Hey all,
I narrowed my problem down to the following:
- I set a random seed and create a new model (this should call the standard init for every parameter)
- I save this model (to look at those parameters later on)
- I again set the original random seed
- I reset the model parameters via
def weight_reset(m):
if (
isinstance(m, nn.Conv1d)
or isinstance(m, nn.Conv2d)
or isinstance(m, nn.Linear)
or isinstance(m, nn.Conv3d)
or isinstance(m, nn.ConvTranspose1d)
or isinstance(m, nn.ConvTranspose2d)
or isinstance(m, nn.ConvTranspose3d)
or isinstance(m, nn.BatchNorm1d)
or isinstance(m, nn.BatchNorm2d)
or isinstance(m, nn.BatchNorm3d)
or isinstance(m, nn.GroupNorm)
):
m.reset_parameters()
model.apply(weight_reset)
- I compare the parameters for the original and the re-initialized model
Result: Most parameters are equal, but some conv-layers differ (not all!)

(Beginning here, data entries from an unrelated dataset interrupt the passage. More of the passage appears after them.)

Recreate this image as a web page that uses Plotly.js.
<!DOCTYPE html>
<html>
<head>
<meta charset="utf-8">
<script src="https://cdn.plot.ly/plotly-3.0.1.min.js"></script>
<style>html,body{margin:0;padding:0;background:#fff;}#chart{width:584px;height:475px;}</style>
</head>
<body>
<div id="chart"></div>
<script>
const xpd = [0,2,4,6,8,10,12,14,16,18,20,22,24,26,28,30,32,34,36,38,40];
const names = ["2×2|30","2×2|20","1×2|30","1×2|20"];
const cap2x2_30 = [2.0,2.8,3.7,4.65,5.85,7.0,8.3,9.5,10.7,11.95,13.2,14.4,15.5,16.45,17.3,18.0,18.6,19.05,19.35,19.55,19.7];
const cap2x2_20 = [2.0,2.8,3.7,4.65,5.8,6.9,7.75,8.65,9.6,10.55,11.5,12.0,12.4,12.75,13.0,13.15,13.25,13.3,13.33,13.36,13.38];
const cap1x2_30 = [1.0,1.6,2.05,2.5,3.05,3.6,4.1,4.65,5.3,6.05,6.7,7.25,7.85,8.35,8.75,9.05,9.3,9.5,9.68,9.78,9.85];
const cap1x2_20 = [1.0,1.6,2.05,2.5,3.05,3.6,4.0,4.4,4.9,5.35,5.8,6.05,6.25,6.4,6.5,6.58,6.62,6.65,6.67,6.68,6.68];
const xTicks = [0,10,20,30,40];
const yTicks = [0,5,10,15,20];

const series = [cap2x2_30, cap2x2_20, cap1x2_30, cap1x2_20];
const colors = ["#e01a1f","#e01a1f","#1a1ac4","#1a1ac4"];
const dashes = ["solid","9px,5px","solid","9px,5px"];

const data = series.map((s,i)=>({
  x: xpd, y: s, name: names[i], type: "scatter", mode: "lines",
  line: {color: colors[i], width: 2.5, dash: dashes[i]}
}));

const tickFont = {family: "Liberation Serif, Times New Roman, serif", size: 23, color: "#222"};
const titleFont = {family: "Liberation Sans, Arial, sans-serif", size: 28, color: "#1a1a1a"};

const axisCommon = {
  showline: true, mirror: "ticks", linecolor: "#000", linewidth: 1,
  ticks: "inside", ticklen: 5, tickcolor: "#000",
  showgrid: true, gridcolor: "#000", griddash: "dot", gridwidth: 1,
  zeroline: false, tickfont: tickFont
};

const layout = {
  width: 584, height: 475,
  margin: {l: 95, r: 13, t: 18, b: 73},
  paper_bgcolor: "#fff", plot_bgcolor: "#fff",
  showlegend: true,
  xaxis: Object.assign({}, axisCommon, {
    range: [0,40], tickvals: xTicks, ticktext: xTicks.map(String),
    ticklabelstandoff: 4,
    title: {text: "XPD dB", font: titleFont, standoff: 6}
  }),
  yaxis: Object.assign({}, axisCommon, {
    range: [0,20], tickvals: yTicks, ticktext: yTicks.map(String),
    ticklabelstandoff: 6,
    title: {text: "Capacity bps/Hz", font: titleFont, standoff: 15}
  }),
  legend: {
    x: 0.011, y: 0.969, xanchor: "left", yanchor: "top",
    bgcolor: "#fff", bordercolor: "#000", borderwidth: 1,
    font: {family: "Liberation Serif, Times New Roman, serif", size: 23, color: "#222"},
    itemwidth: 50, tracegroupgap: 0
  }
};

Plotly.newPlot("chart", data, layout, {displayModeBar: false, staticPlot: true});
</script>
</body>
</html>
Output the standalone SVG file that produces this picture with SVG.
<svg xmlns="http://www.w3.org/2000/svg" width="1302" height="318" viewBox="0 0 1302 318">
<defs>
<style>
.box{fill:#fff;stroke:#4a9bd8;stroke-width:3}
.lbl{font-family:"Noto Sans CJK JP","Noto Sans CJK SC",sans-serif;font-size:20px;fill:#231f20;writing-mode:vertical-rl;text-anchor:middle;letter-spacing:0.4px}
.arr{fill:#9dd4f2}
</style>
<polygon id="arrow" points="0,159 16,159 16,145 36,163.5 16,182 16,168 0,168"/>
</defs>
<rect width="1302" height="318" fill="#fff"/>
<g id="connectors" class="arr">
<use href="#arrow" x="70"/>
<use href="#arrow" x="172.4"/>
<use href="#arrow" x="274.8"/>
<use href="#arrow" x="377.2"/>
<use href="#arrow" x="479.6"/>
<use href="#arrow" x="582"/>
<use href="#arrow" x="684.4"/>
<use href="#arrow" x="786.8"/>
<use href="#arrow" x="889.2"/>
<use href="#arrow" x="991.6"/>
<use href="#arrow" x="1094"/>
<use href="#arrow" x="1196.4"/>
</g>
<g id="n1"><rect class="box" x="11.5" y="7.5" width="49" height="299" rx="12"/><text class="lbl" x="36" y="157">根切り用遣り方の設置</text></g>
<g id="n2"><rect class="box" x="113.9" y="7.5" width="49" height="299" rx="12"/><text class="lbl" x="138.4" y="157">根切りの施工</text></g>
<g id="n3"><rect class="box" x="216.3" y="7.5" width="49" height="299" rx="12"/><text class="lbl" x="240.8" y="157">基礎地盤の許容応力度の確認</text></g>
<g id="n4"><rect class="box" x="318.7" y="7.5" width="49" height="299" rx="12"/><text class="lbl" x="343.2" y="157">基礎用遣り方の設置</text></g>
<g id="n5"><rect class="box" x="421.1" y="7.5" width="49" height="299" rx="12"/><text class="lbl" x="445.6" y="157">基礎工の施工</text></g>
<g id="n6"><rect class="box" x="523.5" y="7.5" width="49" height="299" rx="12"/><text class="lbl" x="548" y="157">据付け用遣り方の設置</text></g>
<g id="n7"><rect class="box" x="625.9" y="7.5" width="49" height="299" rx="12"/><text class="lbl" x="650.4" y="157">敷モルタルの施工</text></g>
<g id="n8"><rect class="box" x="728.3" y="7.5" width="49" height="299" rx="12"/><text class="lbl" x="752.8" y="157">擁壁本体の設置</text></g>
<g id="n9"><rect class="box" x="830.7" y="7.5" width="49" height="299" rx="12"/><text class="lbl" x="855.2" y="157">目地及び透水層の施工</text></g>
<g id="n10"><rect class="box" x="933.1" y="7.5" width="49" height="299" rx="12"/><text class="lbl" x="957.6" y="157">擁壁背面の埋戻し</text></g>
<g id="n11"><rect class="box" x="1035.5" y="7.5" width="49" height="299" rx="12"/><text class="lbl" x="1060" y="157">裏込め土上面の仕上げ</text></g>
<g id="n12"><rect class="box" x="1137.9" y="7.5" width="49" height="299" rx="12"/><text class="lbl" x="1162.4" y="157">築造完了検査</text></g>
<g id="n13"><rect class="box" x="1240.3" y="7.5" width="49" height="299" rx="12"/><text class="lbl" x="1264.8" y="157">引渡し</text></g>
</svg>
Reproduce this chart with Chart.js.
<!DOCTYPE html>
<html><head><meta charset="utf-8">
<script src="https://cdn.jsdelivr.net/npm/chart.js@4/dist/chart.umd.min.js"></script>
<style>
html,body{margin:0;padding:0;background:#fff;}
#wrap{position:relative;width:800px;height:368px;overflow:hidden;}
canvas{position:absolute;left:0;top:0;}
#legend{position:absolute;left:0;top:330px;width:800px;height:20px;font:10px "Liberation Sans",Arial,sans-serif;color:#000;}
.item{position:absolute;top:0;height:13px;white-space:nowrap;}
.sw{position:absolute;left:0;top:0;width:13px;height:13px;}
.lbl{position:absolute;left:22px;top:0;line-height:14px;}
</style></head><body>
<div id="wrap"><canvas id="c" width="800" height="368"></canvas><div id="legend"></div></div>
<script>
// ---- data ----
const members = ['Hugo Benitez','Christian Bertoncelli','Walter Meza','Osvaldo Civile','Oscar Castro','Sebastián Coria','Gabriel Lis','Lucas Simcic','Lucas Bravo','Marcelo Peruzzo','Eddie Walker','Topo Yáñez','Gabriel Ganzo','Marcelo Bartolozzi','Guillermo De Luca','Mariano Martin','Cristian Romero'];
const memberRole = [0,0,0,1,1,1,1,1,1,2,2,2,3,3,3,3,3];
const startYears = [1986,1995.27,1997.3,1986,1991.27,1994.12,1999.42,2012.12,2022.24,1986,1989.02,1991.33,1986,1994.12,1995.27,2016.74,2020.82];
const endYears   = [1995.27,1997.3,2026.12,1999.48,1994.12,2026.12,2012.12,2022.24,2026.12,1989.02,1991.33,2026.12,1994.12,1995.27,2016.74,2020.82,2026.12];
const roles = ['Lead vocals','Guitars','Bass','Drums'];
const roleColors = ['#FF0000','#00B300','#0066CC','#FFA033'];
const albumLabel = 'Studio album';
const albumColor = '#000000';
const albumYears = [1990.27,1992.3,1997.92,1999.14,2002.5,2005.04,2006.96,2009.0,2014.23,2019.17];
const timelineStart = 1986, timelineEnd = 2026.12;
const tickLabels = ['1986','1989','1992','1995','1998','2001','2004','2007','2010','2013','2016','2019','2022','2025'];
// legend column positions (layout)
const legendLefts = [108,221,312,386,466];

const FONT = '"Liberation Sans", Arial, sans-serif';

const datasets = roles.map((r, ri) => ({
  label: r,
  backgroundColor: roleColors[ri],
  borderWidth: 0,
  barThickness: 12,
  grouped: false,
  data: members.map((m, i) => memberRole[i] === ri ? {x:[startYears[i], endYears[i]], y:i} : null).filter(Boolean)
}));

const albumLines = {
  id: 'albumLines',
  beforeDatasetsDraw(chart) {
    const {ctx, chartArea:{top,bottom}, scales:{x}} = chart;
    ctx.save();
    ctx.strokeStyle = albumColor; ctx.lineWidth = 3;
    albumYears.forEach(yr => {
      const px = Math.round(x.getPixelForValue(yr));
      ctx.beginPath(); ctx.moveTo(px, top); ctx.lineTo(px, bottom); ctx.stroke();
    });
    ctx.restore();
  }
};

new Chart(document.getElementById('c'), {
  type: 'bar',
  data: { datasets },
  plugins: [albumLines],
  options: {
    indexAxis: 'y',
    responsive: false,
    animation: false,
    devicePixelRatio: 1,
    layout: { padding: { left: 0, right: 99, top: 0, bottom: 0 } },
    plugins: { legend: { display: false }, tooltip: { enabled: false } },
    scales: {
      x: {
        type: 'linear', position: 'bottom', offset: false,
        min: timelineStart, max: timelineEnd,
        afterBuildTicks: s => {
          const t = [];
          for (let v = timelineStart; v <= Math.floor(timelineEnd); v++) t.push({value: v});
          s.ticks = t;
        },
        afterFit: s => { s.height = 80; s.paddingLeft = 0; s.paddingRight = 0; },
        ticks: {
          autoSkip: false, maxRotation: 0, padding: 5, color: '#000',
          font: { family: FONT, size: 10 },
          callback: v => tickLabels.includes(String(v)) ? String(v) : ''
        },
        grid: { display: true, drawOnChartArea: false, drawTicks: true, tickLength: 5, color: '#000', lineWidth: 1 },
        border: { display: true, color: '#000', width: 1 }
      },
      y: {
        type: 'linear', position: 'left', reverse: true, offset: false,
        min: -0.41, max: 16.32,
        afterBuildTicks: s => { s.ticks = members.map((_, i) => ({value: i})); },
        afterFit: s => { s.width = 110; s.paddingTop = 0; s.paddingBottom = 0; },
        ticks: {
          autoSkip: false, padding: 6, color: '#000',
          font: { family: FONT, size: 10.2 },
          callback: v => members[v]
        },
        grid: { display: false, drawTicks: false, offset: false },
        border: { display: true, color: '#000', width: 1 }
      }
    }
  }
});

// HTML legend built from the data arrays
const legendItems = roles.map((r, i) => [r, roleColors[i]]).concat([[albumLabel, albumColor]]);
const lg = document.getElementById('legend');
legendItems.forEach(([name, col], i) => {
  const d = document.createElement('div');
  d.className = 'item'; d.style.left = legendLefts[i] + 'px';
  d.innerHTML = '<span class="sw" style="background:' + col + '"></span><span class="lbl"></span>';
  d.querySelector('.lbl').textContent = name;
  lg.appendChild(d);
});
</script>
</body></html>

The model is mostly identical to the ResNet18 in torchvision. (To simplify things, I removed the custom initialization from both the ResNet constructor and the weight-reset method.)
Here is the output I get when I compare the parameters:
conv1.weight tensor(False)
bn1.weight tensor(True)
bn1.bias tensor(True)
layer1.0.conv1.weight tensor(False)
layer1.0.bn1.weight tensor(True)
layer1.0.bn1.bias tensor(True)
layer1.0.conv2.weight tensor(False)
layer1.0.bn2.weight tensor(True)
layer1.0.bn2.bias tensor(True)
layer1.1.conv1.weight tensor(False)
layer1.1.bn1.weight tensor(True)
layer1.1.bn1.bias tensor(True)
layer1.1.conv2.weight tensor(False)
layer1.1.bn2.weight tensor(True)
layer1.1.bn2.bias tensor(True)
layer2.0.conv1.weight tensor(False)
layer2.0.bn1.weight tensor(True)
layer2.0.bn1.bias tensor(True)
layer2.0.conv2.weight tensor(False)
layer2.0.bn2.weight tensor(True)
layer2.0.bn2.bias tensor(True)
layer2.0.downsample.0.weight tensor(False)
layer2.0.downsample.1.weight tensor(True)
layer2.0.downsample.1.bias tensor(True)
layer2.1.conv1.weight tensor(False)
layer2.1.bn1.weight tensor(True)
layer2.1.bn1.bias tensor(True)
layer2.1.conv2.weight tensor(False)
layer2.1.bn2.weight tensor(True)
layer2.1.bn2.bias tensor(True)
layer3.0.conv1.weight tensor(False)
layer3.0.bn1.weight tensor(True)
layer3.0.bn1.bias tensor(True)
layer3.0.conv2.weight tensor(False)
layer3.0.bn2.weight tensor(True)
layer3.0.bn2.bias tensor(True)
layer3.0.downsample.0.weight tensor(False)
layer3.0.downsample.1.weight tensor(True)
layer3.0.downsample.1.bias tensor(True)
layer3.1.conv1.weight tensor(False)
layer3.1.bn1.weight tensor(True)
layer3.1.bn1.bias tensor(True)
layer3.1.conv2.weight tensor(False)
layer3.1.bn2.weight tensor(True)
layer3.1.bn2.bias tensor(True)
layer4.0.conv1.weight tensor(False)
layer4.0.bn1.weight tensor(True)
layer4.0.bn1.bias tensor(True)
layer4.0.conv2.weight tensor(False)
layer4.0.bn2.weight tensor(True)
layer4.0.bn2.bias tensor(True)
layer4.0.downsample.0.weight tensor(False)
layer4.0.downsample.1.weight tensor(True)
layer4.0.downsample.1.bias tensor(True)
layer4.1.conv1.weight tensor(False)
layer4.1.bn1.weight tensor(True)
layer4.1.bn1.bias tensor(True)
layer4.1.conv2.weight tensor(False)
layer4.1.bn2.weight tensor(True)
layer4.1.bn2.bias tensor(True)
fc.weight tensor(False)
fc.bias tensor(False)
When I do the manual reset twice and compare the outputs, I can see that the output is identical.
Does anyone have an idea what I am missing here?